The Turkish fighter development (TF-X) programme took a vital step forward at IDEF on May 10. In a ceremony at the Turkish Aerospace Industries (TAI) stand, Stephen Phipson, Head of the UK’s Defence and Security Organisation (DSO) and Professor Dr Ismail Demir, Turkey’s Undersecretary for Defence industries signed an agreement that will pave the way for future co-operation on the project.
It means that Phase 1 Stage 1 preliminary design agreement between the Turkish Government and prime contractor TAI, signed on August 5, 2016, has been bolstered by the UK’s commitment to sharing technologies and expertise in support of TF-X.
On January 28, 2017, the UK Prime Minister, Theresa May and the Turkish Prime Minister, Binali Yildirim announced a defence industry collaboration between their two countries. It saw BAE Systems and TAI signed a ‘Heads of Agreement’ on the same day to establish a partnership for the development of the ambitious TF-X. Worth more than £100 million, this first contract has the potential to facilitate multi-billion pound contracts between British and Turkish firms over the life-time of the project, strengthening links between the UK and Turkey. The TF-X is expected to make its first flight in 2023, to celebrate Turkey’s 100th anniversary and enter Turkish Air Force service in 2029.

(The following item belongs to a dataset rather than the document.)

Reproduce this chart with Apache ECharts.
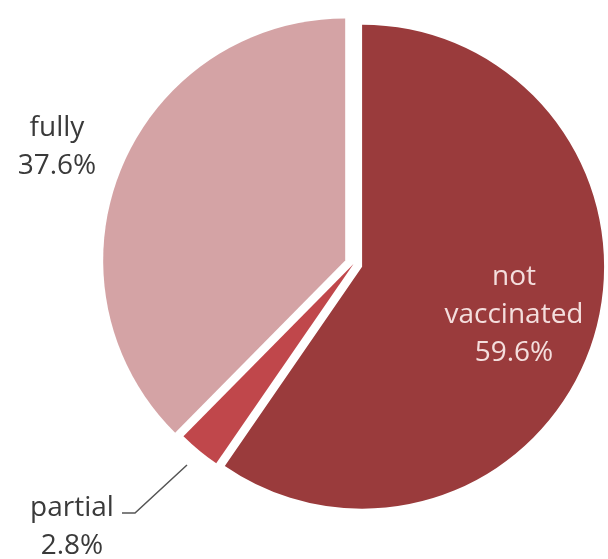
<!DOCTYPE html>
<html>
<head>
<meta charset="utf-8">
<script src="https://cdn.jsdelivr.net/npm/echarts@6/dist/echarts.min.js"></script>
<style>
html,body{margin:0;padding:0;background:#fff;}
#chart{width:608px;height:559px;}
</style>
</head>
<body>
<div id="chart"></div>
<script>
const categories = ['not\nvaccinated', 'partial', 'fully'];
const values = [59.6, 2.8, 37.6];
const colors = ['#9a3b3c', '#c0474b', '#d4a3a5'];
const explode = [9, 0, 9];           // px offset of each slice from centre
const labelColors = ['#f4dedd', '#3a3a3a', '#3a3a3a'];

const base = [353.5, 264];
const R = 242;
const labelPos = [
  {x: 514, y: 315},
  {x: 72, y: 527, line: [[187, 465], [135, 513], [122, 513]]},
  {x: 57, y: 147}
];

const total = values.reduce((a, b) => a + b, 0);
let acc = 0;
const series = categories.map((cat, k) => {
  const mid = (acc + values[k] / 2) / total * 2 * Math.PI;
  acc += values[k];
  const cx = base[0] + explode[k] * Math.sin(mid);
  const cy = base[1] - explode[k] * Math.cos(mid);
  return {
    type: 'pie',
    center: [cx, cy],
    radius: R,
    startAngle: 90,
    clockwise: true,
    silent: true,
    data: categories.map((c, i) => ({
      name: c,
      value: values[i],
      itemStyle: {color: i === k ? colors[i] : 'rgba(0,0,0,0)'},
      label: {show: i === k, color: labelColors[i]},
      labelLine: {show: i === k && i === 1}
    })),
    label: {
      position: 'outside',
      fontFamily: 'Open Sans',
      fontSize: 28,
      lineHeight: 38,
      overflow: 'none',
      formatter: p => p.name + '\n' + p.value.toFixed(1) + '%'
    },
    labelLine: {lineStyle: {color: '#555', width: 1.5}},
    labelLayout: function (params) {
      const lp = labelPos[params.dataIndex];
      const o = {x: lp.x, y: lp.y, align: 'center', verticalAlign: 'middle'};
      if (lp.line) o.labelLinePoints = lp.line;
      return o;
    }
  };
});

const chart = echarts.init(document.getElementById('chart'));
chart.setOption({animation: false, series: series});
</script>
</body>
</html>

BAE Systems Managing Director Military Air and Information Chris Boardman is confident that the deadlines can be met based on previous experience on the likes of Mantis. “In simple terms, BAE will provide expertise across all the parts of the programme that are required to be put together. We are not workshare driven. BAE is known to design and deliver combat aircraft - that’s one of our specialist skills. We will operate in the areas they wish us to work but the first thing to understand, is what their [TAI’s] work programme is going forward, then formalize it and adapt to the work required to make the programme successful. There will be a trade-off between what you need to do to bring the content and what you need to develop production wise to actually meet the operational needs of the air forces operating the aircraft.” Rolls Royce and Eurojet are expected to compete for the engine contract and then there is the need for a flight control system. These are the most important decisions and they have to be made by the end of the year if the 2023 deadline is to be met,” Boardman finishes.